When certain bacteria are fed frequently with sugars and simple carbohydrates, they produce acid as a waste product. Over time, that acid can dissolve minerals out of tooth enamel.
That process is called tooth decay.
So the problem isn’t just sugar itself. It’s what the bacteria in your mouth do with it.
Ingredient 1: Sugar (fuel for acid‑producing bacteria)
Soft drinks often contain very high amounts of free sugars.
When those sugars enter the mouth, bacteria quickly metabolise them and produce acid.
That acid lowers the pH of the mouth and starts dissolving minerals from enamel.
If this happens occasionally, saliva can repair the damage. Saliva contains minerals that help remineralise teeth.
But if sugary drinks are consumed frequently by sipping across the day, for example, the mouth can stay acidic for long periods. That makes it much harder for teeth to recover.
Over time, this repeated cycle can lead to tooth decay.
Ingredient 2: Acid (pH matters)
Soft drinks are already acidic before they even reach your mouth.
Many contain acids such as phosphoric acid or citric acid to give them their sharp flavour.
This means the drink itself can directly soften enamel.
The acidity of a drink is measured using pH. The lower the number, the more acidic the liquid.

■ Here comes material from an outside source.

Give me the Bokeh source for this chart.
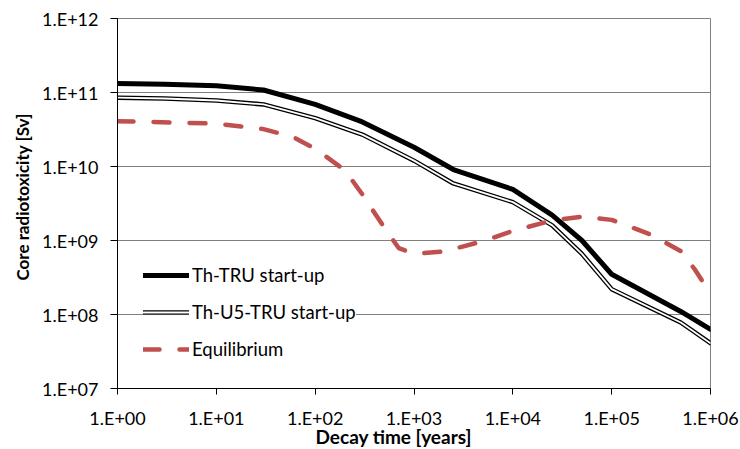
from bokeh.embed import file_html
from bokeh.models import (CustomJSTickFormatter, FixedTicker, Legend,
                          LegendItem, Title)
from bokeh.plotting import figure
from bokeh.resources import INLINE

# Decay time [years] and core radiotoxicity [Sv]
decay_time = [1, 3, 10, 30, 100, 300, 1000, 2500, 10000, 25000, 50000,
              100000, 500000, 1000000]
th_tru = [1.32e11, 1.29e11, 1.23e11, 1.08e11, 6.9e10, 4.0e10, 1.82e10,
          9.1e9, 4.9e9, 2.2e9, 1.0e9, 3.5e8, 1.1e8, 6.3e7]
th_u5_tru = [8.5e10, 8.3e10, 7.8e10, 6.9e10, 4.5e10, 2.7e10, 1.2e10,
             5.9e9, 3.3e9, 1.6e9, 6.6e8, 2.2e8, 7.8e7, 4.1e7]

eq_time = [1, 10, 30, 60, 100, 200, 300, 500, 700, 1000, 2000, 5000,
           10000, 25000, 50000, 100000, 250000, 500000, 700000, 1000000]
equilibrium = [4.1e10, 3.8e10, 3.2e10, 2.5e10, 1.74e10, 8.9e9, 4.2e9,
               1.5e9, 7.9e8, 6.6e8, 7.1e8, 9.8e8, 1.35e9, 1.86e9, 2.1e9,
               1.9e9, 1.2e9, 7.2e8, 4.0e8, 1.9e8]

series_names = ["Th-TRU start-up", "Th-U5-TRU start-up", "Equilibrium"]

x_ticks = [1, 10, 100, 1000, 10000, 100000, 1000000]
x_tick_labels = ["1.E+00", "1.E+01", "1.E+02", "1.E+03", "1.E+04",
                 "1.E+05", "1.E+06"]
y_ticks = [1e7, 1e8, 1e9, 1e10, 1e11, 1e12]
y_tick_labels = ["1.E+07", "1.E+08", "1.E+09", "1.E+10", "1.E+11",
                 "1.E+12"]

FONT = "Lato"
RED = "#C0504D"

p = figure(width=740, height=449,
           x_axis_type="log", y_axis_type="log",
           x_range=(1, 1e6), y_range=(1e7, 1e12),
           min_border_left=117, min_border_right=30,
           min_border_top=18, min_border_bottom=61,
           output_backend="svg", toolbar_location=None)

p.background_fill_color = "white"
p.border_fill_color = "white"
p.outline_line_color = "#7f7f7f"
p.outline_line_width = 1

p.xgrid.visible = False
p.ygrid.grid_line_color = "#7f7f7f"
p.ygrid.grid_line_width = 1

fmt_code = """
const e = Math.round(Math.log10(tick));
return labels[e - start];
"""
p.xaxis.ticker = FixedTicker(ticks=x_ticks, minor_ticks=[])
p.yaxis.ticker = FixedTicker(ticks=y_ticks, minor_ticks=[])
p.xaxis.formatter = CustomJSTickFormatter(
    args=dict(labels=x_tick_labels, start=0), code=fmt_code)
p.yaxis.formatter = CustomJSTickFormatter(
    args=dict(labels=y_tick_labels, start=7), code=fmt_code)

for ax in (p.xaxis, p.yaxis):
    ax.axis_line_color = "black"
    ax.axis_line_width = 1
    ax.major_tick_line_color = "black"
    ax.major_tick_in = 0
    ax.minor_tick_line_color = None
    ax.major_label_text_font = FONT
    ax.major_label_text_font_size = "18px"
    ax.major_label_text_color = "black"
p.yaxis.major_tick_out = 7
p.xaxis.major_tick_out = 6
p.yaxis.major_label_standoff = 12
p.xaxis.major_label_standoff = 12

# Th-TRU start-up: heavy solid line
r_tru = p.line(decay_time, th_tru, line_color="black", line_width=5,
               line_join="round", line_cap="round")

# Th-U5-TRU start-up: double line (black outline with white core)
r_u5_out = p.line(decay_time, th_u5_tru, line_color="black", line_width=4.5,
                  line_join="round", line_cap="round")
r_u5_in = p.line(decay_time, th_u5_tru, line_color="white", line_width=1.8,
                 line_join="round", line_cap="round")

# Equilibrium: red long-dash line
r_eq = p.line(eq_time, equilibrium, line_color=RED, line_width=4.5,
              line_dash="16 20", line_cap="round", line_join="round")

legend = Legend(items=[
    LegendItem(label=series_names[0], renderers=[r_tru]),
    LegendItem(label=series_names[1], renderers=[r_u5_out, r_u5_in]),
    LegendItem(label=series_names[2], renderers=[r_eq]),
], location=(26, 28))
legend.background_fill_color = "white"
legend.background_fill_alpha = 1
legend.border_line_color = None
legend.glyph_width = 46
legend.glyph_height = 22
legend.label_height = 22
legend.spacing = 15
legend.padding = 10
legend.margin = 0
legend.label_standoff = 3
legend.label_text_font = FONT
legend.label_text_font_size = "18.5px"
legend.label_text_color = "black"
p.add_layout(legend)

# Axis titles
x_title = Title(text="Decay time [years]", align="left", offset=198,
                vertical_align="middle",
                text_font=FONT, text_font_style="bold",
                text_font_size="19px", text_color="black", standoff=-16)
y_title = Title(text="Core radiotoxicity [Sv]", align="left", offset=108,
                text_font=FONT, text_font_style="bold",
                text_font_size="17px", text_color="black", standoff=14)
p.add_layout(x_title, "below")
p.add_layout(y_title, "left")

open("out.html", "w").write(file_html(p, INLINE))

Water has a pH around 7 (neutral). Many soft drinks sit around pH 2.5-3.5 which is similar to vinegar.
When teeth are exposed to acidic drinks, the enamel temporarily softens. If brushing happens immediately afterwards, or if exposure is frequent, that softened enamel can gradually wear away.
This process is called dental erosion.
Ingredient 3: Caffeine
Many soft drinks also contain caffeine.
Caffeine isn’t directly responsible for tooth decay, but it can influence oral health in a few ways.

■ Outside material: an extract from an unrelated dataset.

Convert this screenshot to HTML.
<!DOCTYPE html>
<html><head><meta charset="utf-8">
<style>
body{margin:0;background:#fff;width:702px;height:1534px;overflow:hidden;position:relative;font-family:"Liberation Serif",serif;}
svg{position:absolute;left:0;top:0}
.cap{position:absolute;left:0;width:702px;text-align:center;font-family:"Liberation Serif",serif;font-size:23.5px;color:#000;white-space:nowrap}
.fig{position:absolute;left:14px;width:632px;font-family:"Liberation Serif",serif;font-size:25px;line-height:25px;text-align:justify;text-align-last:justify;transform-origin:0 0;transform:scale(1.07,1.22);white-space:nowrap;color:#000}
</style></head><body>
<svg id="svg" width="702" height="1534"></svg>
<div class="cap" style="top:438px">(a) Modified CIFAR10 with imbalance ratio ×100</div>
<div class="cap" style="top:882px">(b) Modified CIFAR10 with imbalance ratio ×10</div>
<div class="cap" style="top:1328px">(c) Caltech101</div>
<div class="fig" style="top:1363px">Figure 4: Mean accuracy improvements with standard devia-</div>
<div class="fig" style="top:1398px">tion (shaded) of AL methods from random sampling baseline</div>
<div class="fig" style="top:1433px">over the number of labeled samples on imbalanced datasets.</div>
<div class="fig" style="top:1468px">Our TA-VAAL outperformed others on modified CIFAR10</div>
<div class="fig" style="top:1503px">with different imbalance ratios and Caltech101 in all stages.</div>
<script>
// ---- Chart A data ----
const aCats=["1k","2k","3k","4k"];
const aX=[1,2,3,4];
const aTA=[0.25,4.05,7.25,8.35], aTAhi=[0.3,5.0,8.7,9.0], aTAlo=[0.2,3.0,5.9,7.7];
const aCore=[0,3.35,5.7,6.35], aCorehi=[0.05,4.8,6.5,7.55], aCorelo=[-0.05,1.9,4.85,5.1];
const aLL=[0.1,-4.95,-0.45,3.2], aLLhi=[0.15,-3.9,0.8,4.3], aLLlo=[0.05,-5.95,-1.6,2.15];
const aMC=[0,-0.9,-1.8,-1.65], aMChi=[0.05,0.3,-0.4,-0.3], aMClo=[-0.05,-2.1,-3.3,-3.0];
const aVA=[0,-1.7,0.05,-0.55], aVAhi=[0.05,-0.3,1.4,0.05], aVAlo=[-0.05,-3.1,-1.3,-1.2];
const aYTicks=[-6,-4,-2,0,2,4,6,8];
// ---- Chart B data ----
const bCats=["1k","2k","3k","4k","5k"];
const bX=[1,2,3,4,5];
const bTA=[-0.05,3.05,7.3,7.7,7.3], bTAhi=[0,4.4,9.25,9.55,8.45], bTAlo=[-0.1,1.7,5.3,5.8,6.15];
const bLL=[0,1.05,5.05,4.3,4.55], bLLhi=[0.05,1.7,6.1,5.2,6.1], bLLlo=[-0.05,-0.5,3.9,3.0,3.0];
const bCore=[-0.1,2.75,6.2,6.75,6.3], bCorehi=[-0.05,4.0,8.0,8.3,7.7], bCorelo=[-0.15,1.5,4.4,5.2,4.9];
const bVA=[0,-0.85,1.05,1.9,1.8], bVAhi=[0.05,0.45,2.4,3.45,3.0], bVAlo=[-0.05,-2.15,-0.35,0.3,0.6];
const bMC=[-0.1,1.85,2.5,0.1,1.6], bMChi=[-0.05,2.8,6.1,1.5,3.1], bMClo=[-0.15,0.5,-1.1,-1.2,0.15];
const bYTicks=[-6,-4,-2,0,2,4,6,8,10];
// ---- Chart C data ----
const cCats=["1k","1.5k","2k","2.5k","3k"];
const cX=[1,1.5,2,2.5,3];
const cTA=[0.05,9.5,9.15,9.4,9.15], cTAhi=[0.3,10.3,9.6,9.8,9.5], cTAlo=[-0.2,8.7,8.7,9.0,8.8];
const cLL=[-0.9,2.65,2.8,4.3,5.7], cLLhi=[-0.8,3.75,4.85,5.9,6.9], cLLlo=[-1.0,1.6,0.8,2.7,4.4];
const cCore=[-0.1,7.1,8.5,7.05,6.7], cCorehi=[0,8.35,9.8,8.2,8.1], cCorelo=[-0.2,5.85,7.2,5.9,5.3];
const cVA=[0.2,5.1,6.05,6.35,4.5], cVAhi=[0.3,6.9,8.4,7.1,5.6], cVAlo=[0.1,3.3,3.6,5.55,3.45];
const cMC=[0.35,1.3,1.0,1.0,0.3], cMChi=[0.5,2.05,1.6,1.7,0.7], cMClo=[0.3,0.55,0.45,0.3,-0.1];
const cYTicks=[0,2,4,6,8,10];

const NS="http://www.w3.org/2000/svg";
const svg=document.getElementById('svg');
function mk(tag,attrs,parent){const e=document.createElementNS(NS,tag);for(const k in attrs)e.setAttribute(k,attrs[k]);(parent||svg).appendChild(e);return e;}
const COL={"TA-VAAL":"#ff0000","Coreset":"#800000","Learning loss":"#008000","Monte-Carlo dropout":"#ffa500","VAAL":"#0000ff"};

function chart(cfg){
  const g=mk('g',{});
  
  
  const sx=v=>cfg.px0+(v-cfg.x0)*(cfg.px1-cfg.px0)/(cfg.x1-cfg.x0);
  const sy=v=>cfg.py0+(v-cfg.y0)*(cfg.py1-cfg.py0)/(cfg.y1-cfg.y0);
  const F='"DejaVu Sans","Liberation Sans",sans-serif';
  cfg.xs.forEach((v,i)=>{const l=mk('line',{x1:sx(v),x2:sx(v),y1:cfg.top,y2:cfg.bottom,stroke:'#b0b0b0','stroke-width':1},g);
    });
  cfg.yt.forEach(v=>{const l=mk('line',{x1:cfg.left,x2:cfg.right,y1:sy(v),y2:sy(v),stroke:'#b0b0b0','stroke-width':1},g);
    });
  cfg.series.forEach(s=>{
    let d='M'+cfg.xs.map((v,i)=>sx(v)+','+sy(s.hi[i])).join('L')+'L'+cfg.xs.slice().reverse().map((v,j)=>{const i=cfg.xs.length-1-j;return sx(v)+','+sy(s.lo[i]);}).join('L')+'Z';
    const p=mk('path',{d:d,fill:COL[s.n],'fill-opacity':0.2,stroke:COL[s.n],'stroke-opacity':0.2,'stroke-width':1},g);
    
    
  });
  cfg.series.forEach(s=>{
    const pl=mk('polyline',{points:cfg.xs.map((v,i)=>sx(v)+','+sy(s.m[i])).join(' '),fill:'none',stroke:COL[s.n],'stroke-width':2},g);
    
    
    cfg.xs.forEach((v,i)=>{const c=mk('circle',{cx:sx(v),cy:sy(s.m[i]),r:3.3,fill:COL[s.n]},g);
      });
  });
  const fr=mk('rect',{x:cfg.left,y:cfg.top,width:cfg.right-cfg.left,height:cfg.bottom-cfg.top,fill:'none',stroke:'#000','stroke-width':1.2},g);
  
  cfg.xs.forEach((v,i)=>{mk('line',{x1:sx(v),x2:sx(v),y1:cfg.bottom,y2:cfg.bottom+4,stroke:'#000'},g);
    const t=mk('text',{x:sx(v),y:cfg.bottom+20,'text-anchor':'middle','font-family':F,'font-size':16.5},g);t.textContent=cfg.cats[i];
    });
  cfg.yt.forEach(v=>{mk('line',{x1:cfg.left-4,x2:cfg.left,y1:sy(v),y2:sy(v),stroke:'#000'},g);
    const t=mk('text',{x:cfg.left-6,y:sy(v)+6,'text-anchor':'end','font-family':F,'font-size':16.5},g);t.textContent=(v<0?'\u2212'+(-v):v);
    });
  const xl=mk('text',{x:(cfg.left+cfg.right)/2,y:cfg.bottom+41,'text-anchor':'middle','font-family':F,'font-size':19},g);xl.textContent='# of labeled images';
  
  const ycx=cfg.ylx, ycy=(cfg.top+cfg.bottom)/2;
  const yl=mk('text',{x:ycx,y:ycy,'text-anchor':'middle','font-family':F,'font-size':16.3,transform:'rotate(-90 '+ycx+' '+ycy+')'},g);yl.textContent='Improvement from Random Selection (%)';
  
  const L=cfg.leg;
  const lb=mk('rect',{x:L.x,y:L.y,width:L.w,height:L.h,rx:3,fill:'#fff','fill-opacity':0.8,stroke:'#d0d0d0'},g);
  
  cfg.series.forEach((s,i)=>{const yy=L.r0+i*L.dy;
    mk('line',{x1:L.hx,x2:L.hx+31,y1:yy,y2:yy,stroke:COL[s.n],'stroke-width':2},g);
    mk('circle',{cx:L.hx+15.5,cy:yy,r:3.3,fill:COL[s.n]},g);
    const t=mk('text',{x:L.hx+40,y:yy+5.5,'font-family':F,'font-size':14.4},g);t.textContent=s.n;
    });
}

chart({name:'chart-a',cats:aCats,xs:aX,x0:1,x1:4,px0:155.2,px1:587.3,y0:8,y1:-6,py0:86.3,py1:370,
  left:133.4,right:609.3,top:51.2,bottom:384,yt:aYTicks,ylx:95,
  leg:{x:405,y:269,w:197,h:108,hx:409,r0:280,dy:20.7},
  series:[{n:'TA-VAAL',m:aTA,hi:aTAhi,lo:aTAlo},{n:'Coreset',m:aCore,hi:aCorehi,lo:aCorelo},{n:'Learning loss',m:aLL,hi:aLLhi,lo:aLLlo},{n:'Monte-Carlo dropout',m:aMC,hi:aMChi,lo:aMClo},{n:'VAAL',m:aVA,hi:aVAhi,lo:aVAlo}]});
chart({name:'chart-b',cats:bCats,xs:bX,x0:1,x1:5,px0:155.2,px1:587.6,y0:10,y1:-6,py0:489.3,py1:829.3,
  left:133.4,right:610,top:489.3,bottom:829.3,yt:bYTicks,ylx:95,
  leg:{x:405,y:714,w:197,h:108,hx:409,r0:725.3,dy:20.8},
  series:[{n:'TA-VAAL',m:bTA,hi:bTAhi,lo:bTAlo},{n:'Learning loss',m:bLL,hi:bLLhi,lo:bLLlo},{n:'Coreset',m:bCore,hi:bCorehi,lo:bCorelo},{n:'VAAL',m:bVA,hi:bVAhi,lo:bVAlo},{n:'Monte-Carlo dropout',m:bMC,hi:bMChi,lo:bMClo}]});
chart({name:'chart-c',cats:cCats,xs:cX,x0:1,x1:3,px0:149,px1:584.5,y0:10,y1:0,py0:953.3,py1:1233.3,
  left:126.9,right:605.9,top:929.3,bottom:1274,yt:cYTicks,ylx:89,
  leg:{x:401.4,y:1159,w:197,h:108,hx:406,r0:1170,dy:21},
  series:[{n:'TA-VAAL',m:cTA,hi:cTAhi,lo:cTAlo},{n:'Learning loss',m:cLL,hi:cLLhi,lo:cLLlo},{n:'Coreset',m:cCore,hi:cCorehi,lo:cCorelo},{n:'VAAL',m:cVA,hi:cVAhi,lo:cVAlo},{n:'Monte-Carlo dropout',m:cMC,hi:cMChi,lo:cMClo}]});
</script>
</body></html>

It can slightly reduce saliva flow in some people, leaving the mouth drier. Saliva is important because it helps neutralise acids and wash away food particles. And as you’ve probably experienced, it has a diuretic effect (makes you wee) and that changes your fluid balance.
Caffeine is also addictive, so can reinforce the habit loop of frequent consumption.

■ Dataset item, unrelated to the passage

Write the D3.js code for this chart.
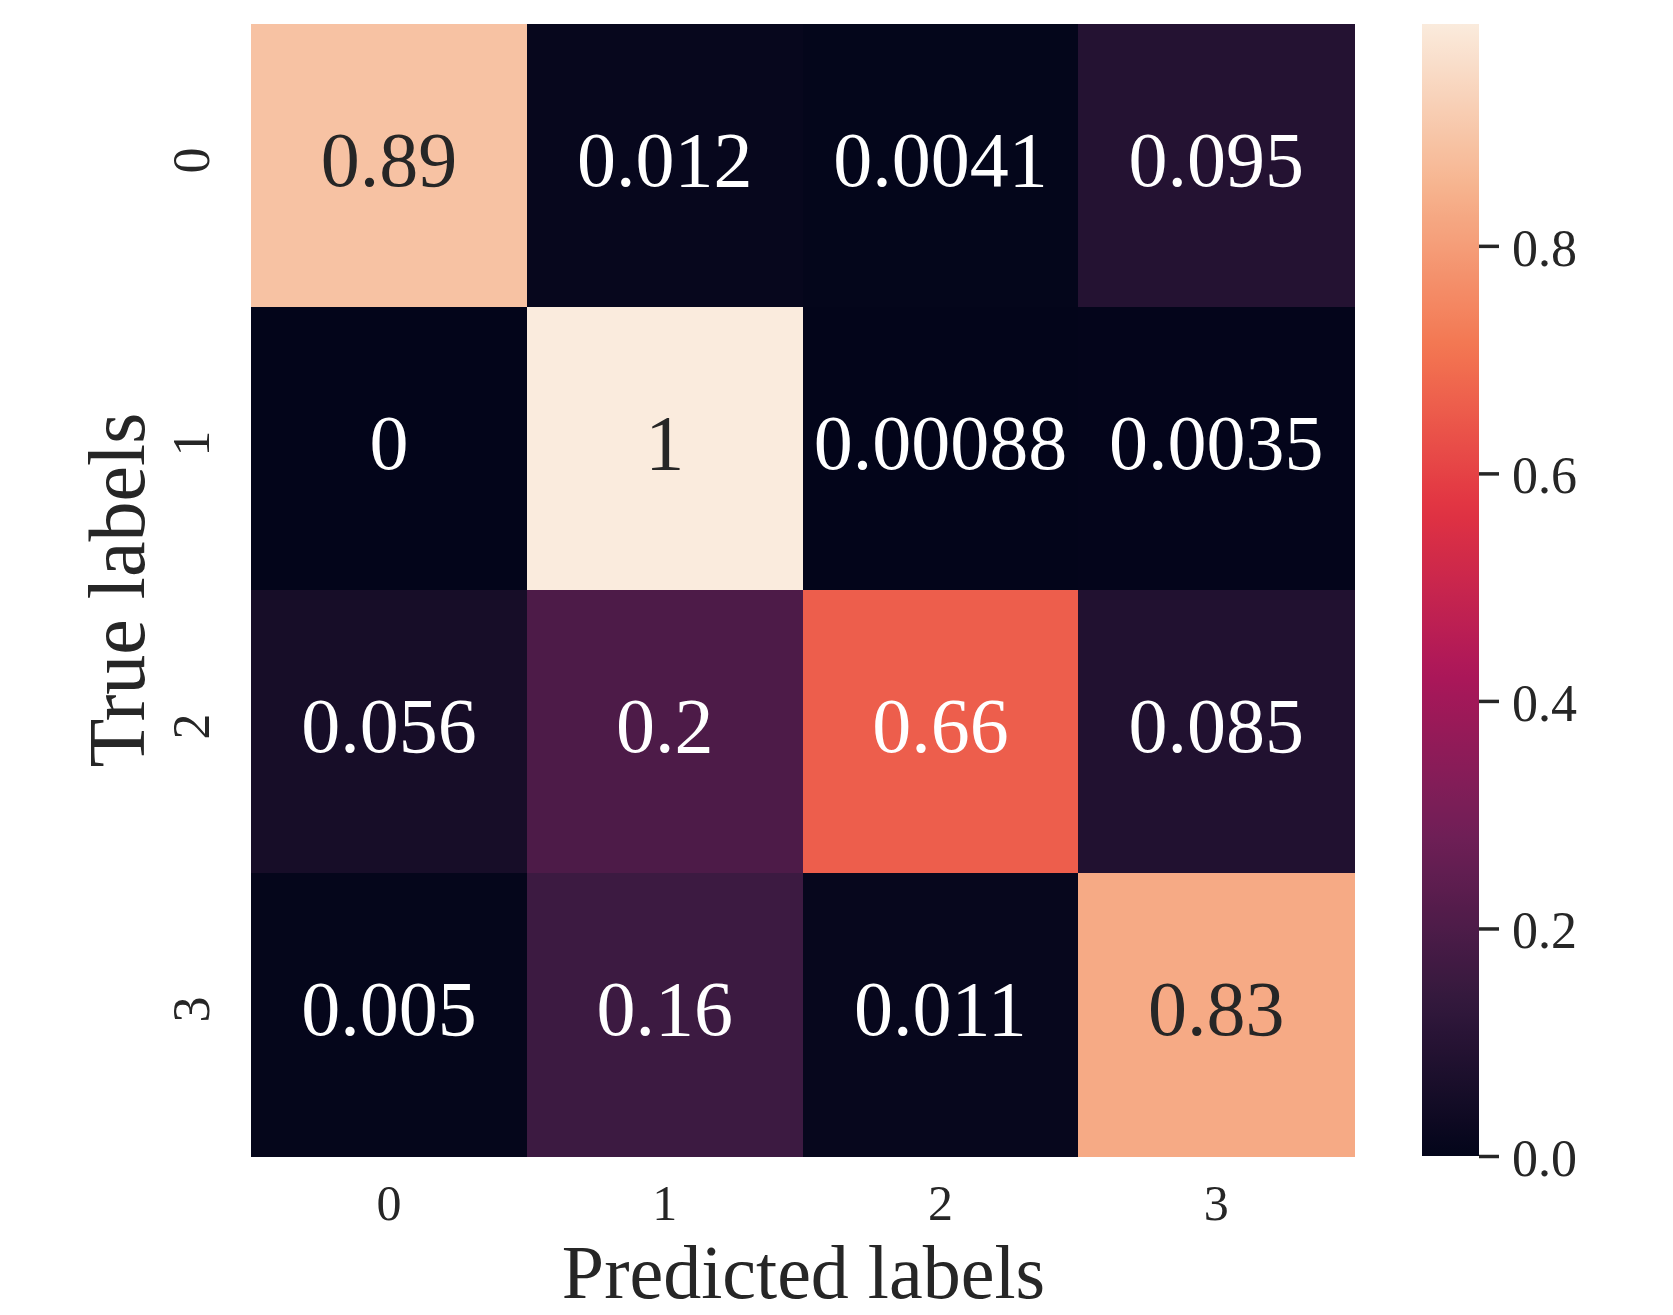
<!DOCTYPE html>
<html>
<head>
<meta charset="utf-8">
<script src="https://cdn.jsdelivr.net/npm/d3@7"></script>
<style>
  html, body { margin: 0; padding: 0; background: #ffffff; }
  svg { display: block; }
  text { font-family: "Liberation Serif", "DejaVu Serif", serif; }
</style>
</head>
<body>
<svg id="chart" width="1673" height="1315"></svg>
<script>
// Class labels along each axis
const predictedLabels = ["0", "1", "2", "3"];
const trueLabels = ["0", "1", "2", "3"];

// Normalised confusion matrix, one array per true label
const row0 = [0.89, 0.012, 0.0041, 0.095];
const row1 = [0, 1, 0.00088, 0.0035];
const row2 = [0.056, 0.2, 0.66, 0.085];
const row3 = [0.005, 0.16, 0.011, 0.83];
const matrix = [row0, row1, row2, row3];

// Colour bar ticks and colour range
const colorbarTicks = [0.0, 0.2, 0.4, 0.6, 0.8];
const colorDomain = [0, 0.995];

// "rocket" colour map, sampled at evenly spaced stops
const rocketStops = ["#03051a", "#35193e", "#701f57", "#ad1759", "#e13342", "#f37651", "#f6b48f", "#faebdd"];
const rocketPos = rocketStops.map((_, i) => i / (rocketStops.length - 1));
const rocket = d3.scaleLinear().domain(rocketPos).range(rocketStops)
  .interpolate(d3.interpolateRgb).clamp(true);
const norm = d3.scaleLinear().domain(colorDomain).range([0, 1]).clamp(true);
const color = v => rocket(norm(v));

const svg = d3.select("#chart");
const textDark = "#262626";

const plot = { left: 251, right: 1354, top: 24, bottom: 1156 };
const x = d3.scaleBand().domain(predictedLabels).range([plot.left, plot.right]).padding(0);
const y = d3.scaleBand().domain(trueLabels).range([plot.top, plot.bottom]).padding(0);

const cells = [];
matrix.forEach((row, i) => row.forEach((v, j) => cells.push({ t: trueLabels[i], p: predictedLabels[j], v })));

// Relative luminance, used to pick annotation colour
function luminance(c) {
  const rgb = d3.rgb(c);
  const lin = u => { u /= 255; return u <= 0.03928 ? u / 12.92 : Math.pow((u + 0.055) / 1.055, 2.4); };
  return 0.2126 * lin(rgb.r) + 0.7152 * lin(rgb.g) + 0.0722 * lin(rgb.b);
}

const fmt = d3.format(".2~g");

// Heatmap cells
svg.append("g").selectAll("rect").data(cells).join("rect")
  .attr("x", d => x(d.p))
  .attr("y", d => y(d.t))
  .attr("width", x.bandwidth() + 0.5)
  .attr("height", y.bandwidth() + 0.5)
  .attr("fill", d => color(d.v))
  .attr("shape-rendering", "crispEdges");

// Cell annotations
const annSize = 78;
svg.append("g").selectAll("text").data(cells).join("text")
  .attr("x", d => x(d.p) + x.bandwidth() / 2)
  .attr("y", d => y(d.t) + y.bandwidth() / 2 - 5.5 + 0.338 * annSize)
  .attr("text-anchor", "middle")
  .attr("font-size", annSize)
  .attr("fill", d => luminance(color(d.v)) > 0.408 ? textDark : "#ffffff")
  .text(d => fmt(d.v));

// X tick labels
const tickSize = 52;
svg.append("g").selectAll("text").data(predictedLabels).join("text")
  .attr("x", d => x(d) + x.bandwidth() / 2)
  .attr("y", 1220)
  .attr("text-anchor", "middle")
  .attr("font-size", 50)
  .attr("fill", textDark)
  .text(d => d);

// Y tick labels (rotated)
svg.append("g").selectAll("text").data(trueLabels).join("text")
  .attr("transform", d => `translate(209,${y(d) + y.bandwidth() / 2 - 5}) rotate(-90)`)
  .attr("text-anchor", "middle")
  .attr("font-size", tickSize)
  .attr("fill", textDark)
  .text(d => d);

// Axis titles
svg.append("text")
  .attr("x", (plot.left + plot.right) / 2 + 1)
  .attr("y", 1298)
  .attr("text-anchor", "middle")
  .attr("font-size", 76)
  .attr("fill", textDark)
  .text("Predicted labels");

svg.append("text")
  .attr("transform", `translate(144,${(plot.top + plot.bottom) / 2}) rotate(-90)`)
  .attr("text-anchor", "middle")
  .attr("font-size", 80)
  .attr("fill", textDark)
  .text("True labels");

// Colour bar
const cb = { left: 1422, right: 1479, top: 24, bottom: 1156 };
const cbScale = d3.scaleLinear().domain(colorDomain).range([cb.bottom, cb.top]);

const defs = svg.append("defs");
const grad = defs.append("linearGradient")
  .attr("id", "cbGradient")
  .attr("x1", 0).attr("y1", 1).attr("x2", 0).attr("y2", 0);
grad.selectAll("stop").data(d3.range(0, 1.0001, 1 / 64)).join("stop")
  .attr("offset", d => d)
  .attr("stop-color", d => rocket(d));

svg.append("rect")
  .attr("x", cb.left)
  .attr("y", cb.top)
  .attr("width", cb.right - cb.left)
  .attr("height", cb.bottom - cb.top)
  .attr("fill", "url(#cbGradient)");

const cbAxis = svg.append("g")
  .attr("transform", `translate(${cb.right},0)`)
  .call(d3.axisRight(cbScale).tickValues(colorbarTicks).tickSize(20).tickPadding(13).tickFormat(d3.format(".1f")));
cbAxis.select(".domain").remove();
cbAxis.selectAll(".tick line").attr("stroke", textDark).attr("stroke-width", 3.5);
cbAxis.selectAll(".tick text")
  .attr("font-family", "'Liberation Serif', 'DejaVu Serif', serif")
  .attr("font-size", tickSize)
  .attr("fill", textDark)
  .attr("dy", "0.37em");
</script>
</body>
</html>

Ingredient 4: Dopamine and habit
Sweet, caffeinated drinks stimulate the brain’s reward pathways, releasing dopamine.
This isn’t unique to soft drinks. Many foods do this too, but the combination of sugar and caffeine can make them particularly habit‑forming.
The result is that people often sip them frequently across the day, rather than drinking them occasionally with a meal.
From an oral health perspective, this pattern matters more than people realise.
Every sip restarts the acid attack on teeth.
What matters even more: how we drink them
When it comes to oral health, dosage and timing can matter just as much as ingredients.
A soft drink consumed once with a meal is very different from sipping the same drink slowly over several hours.
Frequent exposure keeps the mouth acidic and gives teeth little time to recover.
If you do drink soft drinks, here are some small habits that can help minimise harm:
Drink water between sugary or acidic drinks
Avoid constant sipping
Keep sweet drinks to occasional consumption rather than daily habits
Let saliva do its job between exposures
A special case: infants and bottles
One of the most common patterns that leads to severe tooth decay in young children is falling asleep with a bottle.
Milk, formula, and sweetened drinks all contain sugars. When a child falls asleep with a bottle, these liquids can sit around the teeth for long periods.
During sleep, saliva flow drops dramatically. Without saliva to wash sugars away, bacteria can produce acid for hours.
This is one reason early childhood tooth decay can develop so quickly.
The bigger picture
Tooth decay is one of the most common chronic diseases in Australia, and it is largely preventable.
Dental erosion is a lesser known but very common outcome leading to permanent loss of tooth structure.
Understanding how everyday foods and drinks interact with the mouth is a powerful step toward prevention.